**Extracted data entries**
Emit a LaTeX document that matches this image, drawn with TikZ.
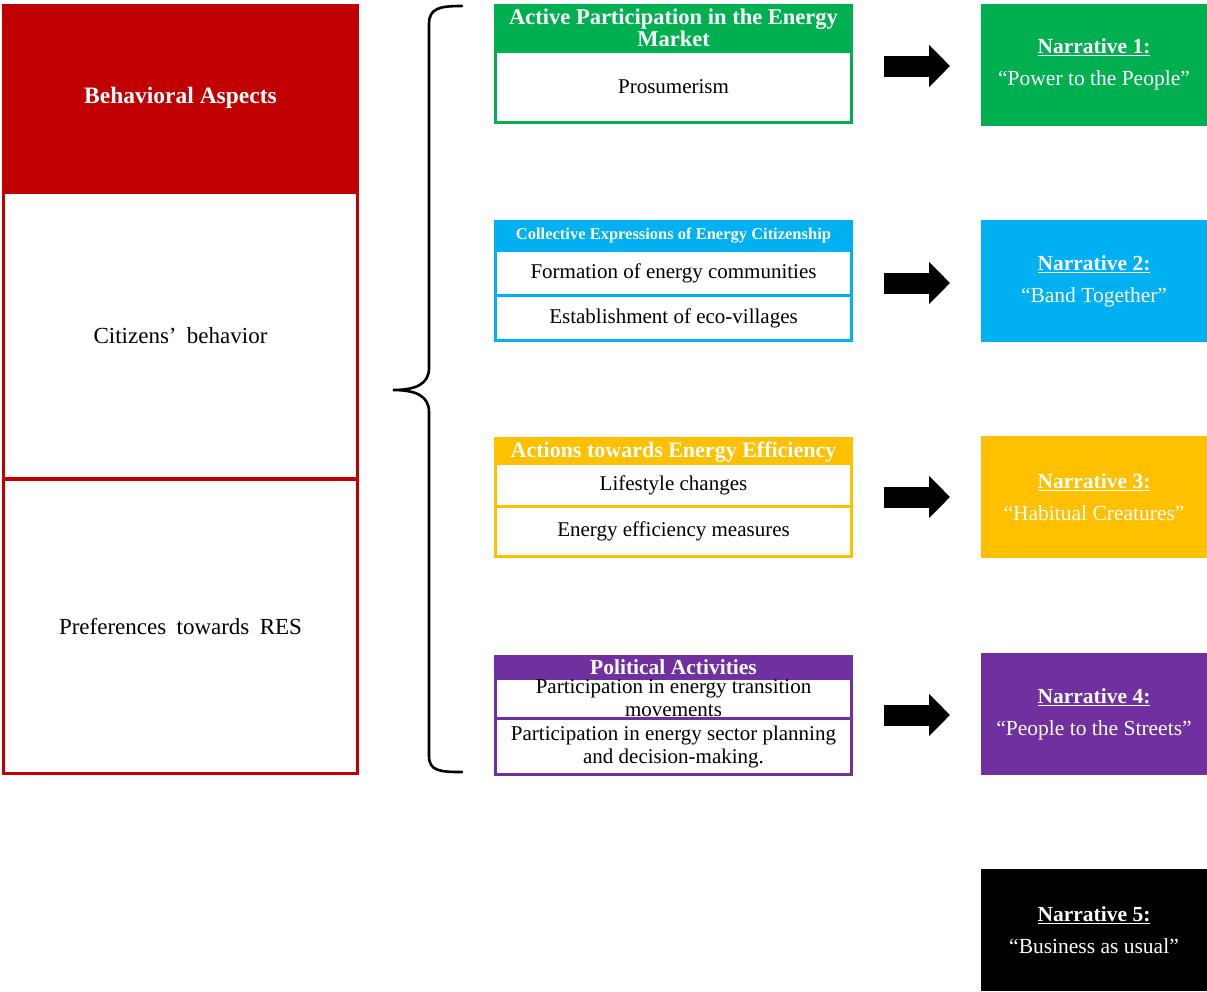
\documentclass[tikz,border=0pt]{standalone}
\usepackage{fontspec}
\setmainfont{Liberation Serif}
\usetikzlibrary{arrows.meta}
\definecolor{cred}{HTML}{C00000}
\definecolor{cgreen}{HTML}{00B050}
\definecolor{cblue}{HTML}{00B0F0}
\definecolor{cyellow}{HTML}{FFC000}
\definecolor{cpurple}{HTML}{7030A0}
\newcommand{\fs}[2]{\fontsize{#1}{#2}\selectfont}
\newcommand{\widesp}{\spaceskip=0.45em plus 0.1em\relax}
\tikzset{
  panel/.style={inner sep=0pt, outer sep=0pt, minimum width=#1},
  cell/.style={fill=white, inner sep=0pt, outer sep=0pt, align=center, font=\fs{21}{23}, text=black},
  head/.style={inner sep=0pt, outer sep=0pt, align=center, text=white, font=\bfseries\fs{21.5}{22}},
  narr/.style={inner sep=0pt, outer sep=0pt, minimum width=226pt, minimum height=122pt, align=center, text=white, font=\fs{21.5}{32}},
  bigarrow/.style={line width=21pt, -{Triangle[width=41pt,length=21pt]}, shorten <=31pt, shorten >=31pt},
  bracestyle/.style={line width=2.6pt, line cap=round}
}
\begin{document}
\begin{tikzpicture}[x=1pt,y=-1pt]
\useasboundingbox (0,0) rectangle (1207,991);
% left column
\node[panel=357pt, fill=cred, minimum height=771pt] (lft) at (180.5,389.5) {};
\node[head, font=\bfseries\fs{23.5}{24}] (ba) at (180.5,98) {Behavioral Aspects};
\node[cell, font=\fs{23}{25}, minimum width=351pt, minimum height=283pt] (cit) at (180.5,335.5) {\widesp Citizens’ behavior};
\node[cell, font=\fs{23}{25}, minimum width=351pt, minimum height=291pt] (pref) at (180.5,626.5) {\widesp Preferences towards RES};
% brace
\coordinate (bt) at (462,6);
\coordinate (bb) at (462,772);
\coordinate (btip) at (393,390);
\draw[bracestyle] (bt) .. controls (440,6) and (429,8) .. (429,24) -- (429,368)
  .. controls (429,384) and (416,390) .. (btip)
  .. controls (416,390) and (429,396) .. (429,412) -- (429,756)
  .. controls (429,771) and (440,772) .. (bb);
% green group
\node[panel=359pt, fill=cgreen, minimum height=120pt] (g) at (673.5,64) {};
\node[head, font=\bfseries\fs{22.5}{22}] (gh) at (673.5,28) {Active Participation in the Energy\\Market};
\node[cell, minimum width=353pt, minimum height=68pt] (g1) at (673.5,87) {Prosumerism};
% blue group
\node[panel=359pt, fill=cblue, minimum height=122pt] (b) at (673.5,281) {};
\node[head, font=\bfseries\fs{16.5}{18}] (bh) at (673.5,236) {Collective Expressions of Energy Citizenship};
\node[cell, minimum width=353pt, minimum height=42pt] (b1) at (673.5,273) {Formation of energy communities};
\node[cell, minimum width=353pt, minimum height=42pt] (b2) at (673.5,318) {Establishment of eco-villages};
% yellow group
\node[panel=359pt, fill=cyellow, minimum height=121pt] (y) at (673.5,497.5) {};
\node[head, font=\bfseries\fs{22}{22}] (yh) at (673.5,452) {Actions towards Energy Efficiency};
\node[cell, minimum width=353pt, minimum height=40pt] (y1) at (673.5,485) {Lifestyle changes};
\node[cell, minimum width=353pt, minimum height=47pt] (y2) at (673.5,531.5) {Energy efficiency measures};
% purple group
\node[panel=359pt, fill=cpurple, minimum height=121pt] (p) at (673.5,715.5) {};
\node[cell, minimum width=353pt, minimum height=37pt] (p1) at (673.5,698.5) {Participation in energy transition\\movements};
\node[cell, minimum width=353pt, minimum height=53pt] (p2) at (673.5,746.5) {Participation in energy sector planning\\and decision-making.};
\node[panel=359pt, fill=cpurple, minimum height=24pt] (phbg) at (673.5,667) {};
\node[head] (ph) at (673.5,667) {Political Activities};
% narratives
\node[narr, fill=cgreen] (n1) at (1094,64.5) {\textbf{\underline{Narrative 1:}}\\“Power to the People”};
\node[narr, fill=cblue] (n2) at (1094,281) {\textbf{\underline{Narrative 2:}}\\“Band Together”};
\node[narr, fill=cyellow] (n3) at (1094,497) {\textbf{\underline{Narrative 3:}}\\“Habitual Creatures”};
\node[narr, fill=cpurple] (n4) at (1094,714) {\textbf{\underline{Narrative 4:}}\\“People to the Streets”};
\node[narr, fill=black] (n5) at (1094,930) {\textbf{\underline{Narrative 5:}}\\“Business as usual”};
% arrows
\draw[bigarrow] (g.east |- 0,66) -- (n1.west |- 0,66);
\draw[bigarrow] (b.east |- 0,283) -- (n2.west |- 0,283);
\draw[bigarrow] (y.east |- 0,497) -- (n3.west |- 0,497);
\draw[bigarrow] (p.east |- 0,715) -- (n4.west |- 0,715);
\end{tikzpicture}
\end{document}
==
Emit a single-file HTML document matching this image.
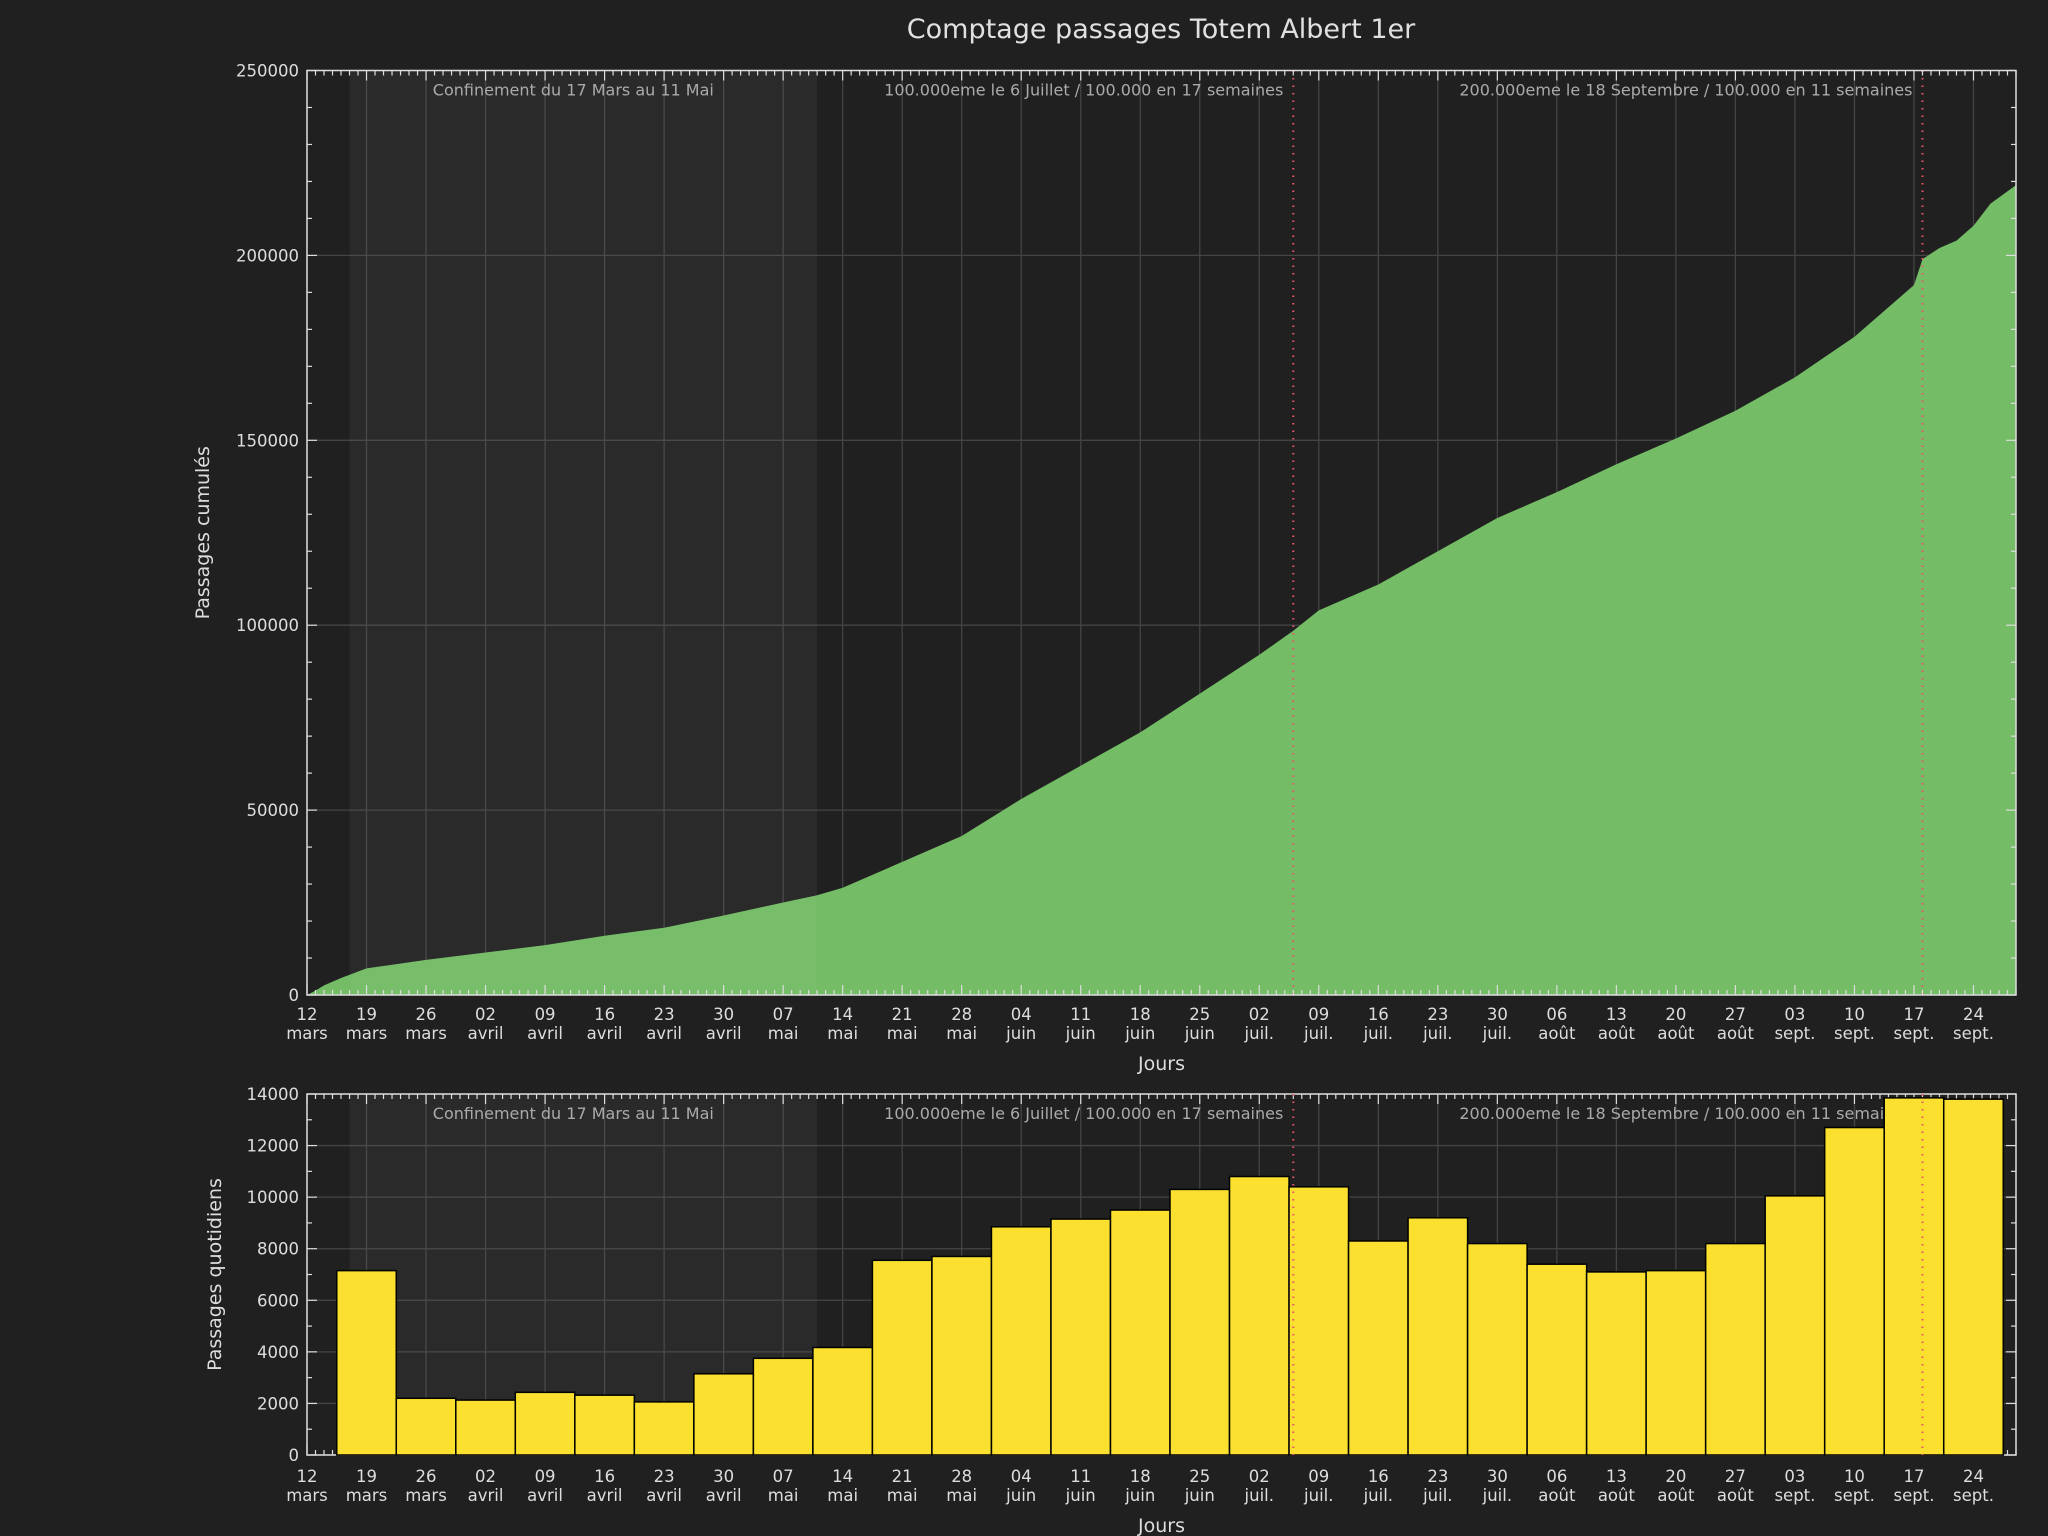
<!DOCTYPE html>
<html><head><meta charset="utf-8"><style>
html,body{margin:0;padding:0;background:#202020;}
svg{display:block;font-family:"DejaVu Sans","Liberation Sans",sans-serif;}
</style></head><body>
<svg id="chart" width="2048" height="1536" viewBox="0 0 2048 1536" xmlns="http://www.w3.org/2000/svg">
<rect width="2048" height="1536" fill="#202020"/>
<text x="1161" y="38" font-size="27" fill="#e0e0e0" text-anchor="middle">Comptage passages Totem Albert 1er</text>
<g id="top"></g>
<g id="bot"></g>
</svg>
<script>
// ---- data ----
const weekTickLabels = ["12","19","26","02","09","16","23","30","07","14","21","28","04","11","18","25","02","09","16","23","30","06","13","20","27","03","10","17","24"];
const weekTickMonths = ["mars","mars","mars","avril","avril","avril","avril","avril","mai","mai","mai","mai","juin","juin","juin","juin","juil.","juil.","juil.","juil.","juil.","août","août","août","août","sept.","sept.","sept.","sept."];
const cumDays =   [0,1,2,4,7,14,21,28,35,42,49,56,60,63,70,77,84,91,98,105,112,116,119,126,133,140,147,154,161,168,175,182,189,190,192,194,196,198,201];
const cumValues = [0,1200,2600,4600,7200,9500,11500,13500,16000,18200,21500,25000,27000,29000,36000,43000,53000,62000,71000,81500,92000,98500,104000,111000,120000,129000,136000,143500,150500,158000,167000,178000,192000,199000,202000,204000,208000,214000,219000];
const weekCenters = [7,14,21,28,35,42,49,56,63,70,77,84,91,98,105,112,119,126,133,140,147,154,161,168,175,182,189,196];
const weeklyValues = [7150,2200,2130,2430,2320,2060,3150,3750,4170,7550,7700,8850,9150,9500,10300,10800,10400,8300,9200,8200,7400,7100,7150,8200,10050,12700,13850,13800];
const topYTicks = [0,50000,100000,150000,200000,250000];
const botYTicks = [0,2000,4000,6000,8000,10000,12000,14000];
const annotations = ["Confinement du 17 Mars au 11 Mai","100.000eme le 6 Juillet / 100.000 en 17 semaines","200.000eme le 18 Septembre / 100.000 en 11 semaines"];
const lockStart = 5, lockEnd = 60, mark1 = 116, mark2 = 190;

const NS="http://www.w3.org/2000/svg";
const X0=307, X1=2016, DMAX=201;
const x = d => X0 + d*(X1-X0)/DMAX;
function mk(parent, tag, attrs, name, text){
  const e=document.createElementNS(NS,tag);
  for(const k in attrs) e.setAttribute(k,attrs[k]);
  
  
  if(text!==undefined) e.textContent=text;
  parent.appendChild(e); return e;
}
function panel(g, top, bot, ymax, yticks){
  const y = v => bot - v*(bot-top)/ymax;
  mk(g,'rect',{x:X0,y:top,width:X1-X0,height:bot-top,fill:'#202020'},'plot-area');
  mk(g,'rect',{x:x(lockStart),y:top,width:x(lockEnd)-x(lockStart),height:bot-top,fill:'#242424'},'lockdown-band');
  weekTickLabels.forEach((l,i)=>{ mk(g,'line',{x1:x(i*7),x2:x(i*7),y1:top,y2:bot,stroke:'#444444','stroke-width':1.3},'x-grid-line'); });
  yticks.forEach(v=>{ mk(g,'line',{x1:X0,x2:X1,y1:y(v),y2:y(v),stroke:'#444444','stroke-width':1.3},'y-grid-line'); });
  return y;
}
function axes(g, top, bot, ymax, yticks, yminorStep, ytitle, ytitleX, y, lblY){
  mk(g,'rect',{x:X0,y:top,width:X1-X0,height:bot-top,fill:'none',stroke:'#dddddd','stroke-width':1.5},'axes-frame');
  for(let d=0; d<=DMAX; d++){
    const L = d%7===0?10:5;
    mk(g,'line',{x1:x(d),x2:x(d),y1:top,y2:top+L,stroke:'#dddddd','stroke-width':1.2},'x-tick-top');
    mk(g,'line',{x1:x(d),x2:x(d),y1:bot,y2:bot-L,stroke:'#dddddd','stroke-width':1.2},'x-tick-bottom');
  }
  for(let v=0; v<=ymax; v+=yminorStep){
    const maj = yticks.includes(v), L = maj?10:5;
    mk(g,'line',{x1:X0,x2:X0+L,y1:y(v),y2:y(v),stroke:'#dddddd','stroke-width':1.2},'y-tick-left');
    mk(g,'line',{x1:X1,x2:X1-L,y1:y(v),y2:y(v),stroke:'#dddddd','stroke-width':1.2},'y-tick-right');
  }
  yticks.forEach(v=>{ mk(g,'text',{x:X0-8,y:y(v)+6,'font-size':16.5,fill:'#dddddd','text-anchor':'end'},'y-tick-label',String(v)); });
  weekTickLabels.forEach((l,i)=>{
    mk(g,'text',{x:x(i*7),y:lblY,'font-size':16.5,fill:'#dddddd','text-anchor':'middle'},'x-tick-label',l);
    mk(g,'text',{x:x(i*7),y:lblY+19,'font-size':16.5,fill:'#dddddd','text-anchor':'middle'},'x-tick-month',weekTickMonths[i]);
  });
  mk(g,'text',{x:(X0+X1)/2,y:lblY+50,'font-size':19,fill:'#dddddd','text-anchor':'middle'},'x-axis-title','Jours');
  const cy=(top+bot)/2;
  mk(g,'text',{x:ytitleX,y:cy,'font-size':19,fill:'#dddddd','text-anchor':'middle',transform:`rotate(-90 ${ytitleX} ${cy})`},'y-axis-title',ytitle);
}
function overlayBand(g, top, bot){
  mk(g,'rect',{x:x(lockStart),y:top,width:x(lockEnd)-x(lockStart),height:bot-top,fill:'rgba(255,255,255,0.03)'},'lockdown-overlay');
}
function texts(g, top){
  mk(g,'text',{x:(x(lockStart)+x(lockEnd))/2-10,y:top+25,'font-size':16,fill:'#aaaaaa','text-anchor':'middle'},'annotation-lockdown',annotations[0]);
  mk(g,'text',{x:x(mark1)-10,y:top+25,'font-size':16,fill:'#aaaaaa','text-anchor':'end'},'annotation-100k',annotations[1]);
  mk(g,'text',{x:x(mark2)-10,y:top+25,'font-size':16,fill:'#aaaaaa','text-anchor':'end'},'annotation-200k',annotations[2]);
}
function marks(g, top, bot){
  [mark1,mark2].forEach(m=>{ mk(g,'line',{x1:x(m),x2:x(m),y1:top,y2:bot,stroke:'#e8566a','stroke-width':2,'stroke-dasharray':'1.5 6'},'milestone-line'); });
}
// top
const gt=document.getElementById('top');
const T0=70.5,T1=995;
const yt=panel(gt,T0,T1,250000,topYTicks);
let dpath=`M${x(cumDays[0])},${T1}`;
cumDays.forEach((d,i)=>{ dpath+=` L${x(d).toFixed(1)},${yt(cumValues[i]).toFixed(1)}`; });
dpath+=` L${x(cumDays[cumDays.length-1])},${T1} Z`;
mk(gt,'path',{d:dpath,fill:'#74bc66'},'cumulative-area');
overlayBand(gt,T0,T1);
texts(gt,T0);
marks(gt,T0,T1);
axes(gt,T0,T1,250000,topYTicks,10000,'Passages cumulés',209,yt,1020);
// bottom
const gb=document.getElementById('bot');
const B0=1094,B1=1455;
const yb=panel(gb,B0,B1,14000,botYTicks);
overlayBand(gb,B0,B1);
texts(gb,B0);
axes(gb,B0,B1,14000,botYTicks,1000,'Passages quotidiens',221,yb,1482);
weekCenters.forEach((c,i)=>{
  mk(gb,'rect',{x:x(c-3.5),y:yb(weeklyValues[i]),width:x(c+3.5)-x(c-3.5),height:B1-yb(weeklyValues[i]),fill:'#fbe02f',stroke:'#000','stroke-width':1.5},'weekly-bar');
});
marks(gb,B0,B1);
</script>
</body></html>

**What you are asked to do**
Nothing but the lines from the one containing "Emit a single-file" through the one containing "for(const k in" should be written out, exactly and with both ends. Pictures are left out.

**Result below**
Emit a single-file HTML document matching this image.
<!DOCTYPE html>
<html><head><meta charset="utf-8"><style>
html,body{margin:0;padding:0;background:#202020;}
svg{display:block;font-family:"DejaVu Sans","Liberation Sans",sans-serif;}
</style></head><body>
<svg id="chart" width="2048" height="1536" viewBox="0 0 2048 1536" xmlns="http://www.w3.org/2000/svg">
<rect width="2048" height="1536" fill="#202020"/>
<text x="1161" y="38" font-size="27" fill="#e0e0e0" text-anchor="middle">Comptage passages Totem Albert 1er</text>
<g id="top"></g>
<g id="bot"></g>
</svg>
<script>
// ---- data ----
const weekTickLabels = ["12","19","26","02","09","16","23","30","07","14","21","28","04","11","18","25","02","09","16","23","30","06","13","20","27","03","10","17","24"];
const weekTickMonths = ["mars","mars","mars","avril","avril","avril","avril","avril","mai","mai","mai","mai","juin","juin","juin","juin","juil.","juil.","juil.","juil.","juil.","août","août","août","août","sept.","sept.","sept.","sept."];
const cumDays =   [0,1,2,4,7,14,21,28,35,42,49,56,60,63,70,77,84,91,98,105,112,116,119,126,133,140,147,154,161,168,175,182,189,190,192,194,196,198,201];
const cumValues = [0,1200,2600,4600,7200,9500,11500,13500,16000,18200,21500,25000,27000,29000,36000,43000,53000,62000,71000,81500,92000,98500,104000,111000,120000,129000,136000,143500,150500,158000,167000,178000,192000,199000,202000,204000,208000,214000,219000];
const weekCenters = [7,14,21,28,35,42,49,56,63,70,77,84,91,98,105,112,119,126,133,140,147,154,161,168,175,182,189,196];
const weeklyValues = [7150,2200,2130,2430,2320,2060,3150,3750,4170,7550,7700,8850,9150,9500,10300,10800,10400,8300,9200,8200,7400,7100,7150,8200,10050,12700,13850,13800];
const topYTicks = [0,50000,100000,150000,200000,250000];
const botYTicks = [0,2000,4000,6000,8000,10000,12000,14000];
const annotations = ["Confinement du 17 Mars au 11 Mai","100.000eme le 6 Juillet / 100.000 en 17 semaines","200.000eme le 18 Septembre / 100.000 en 11 semaines"];
const lockStart = 5, lockEnd = 60, mark1 = 116, mark2 = 190;

const NS="http://www.w3.org/2000/svg";
const X0=307, X1=2016, DMAX=201;
const x = d => X0 + d*(X1-X0)/DMAX;
function mk(parent, tag, attrs, name, text){
  const e=document.createElementNS(NS,tag);
  for(const k in attrs) e.setAttribute(k,attrs[k]);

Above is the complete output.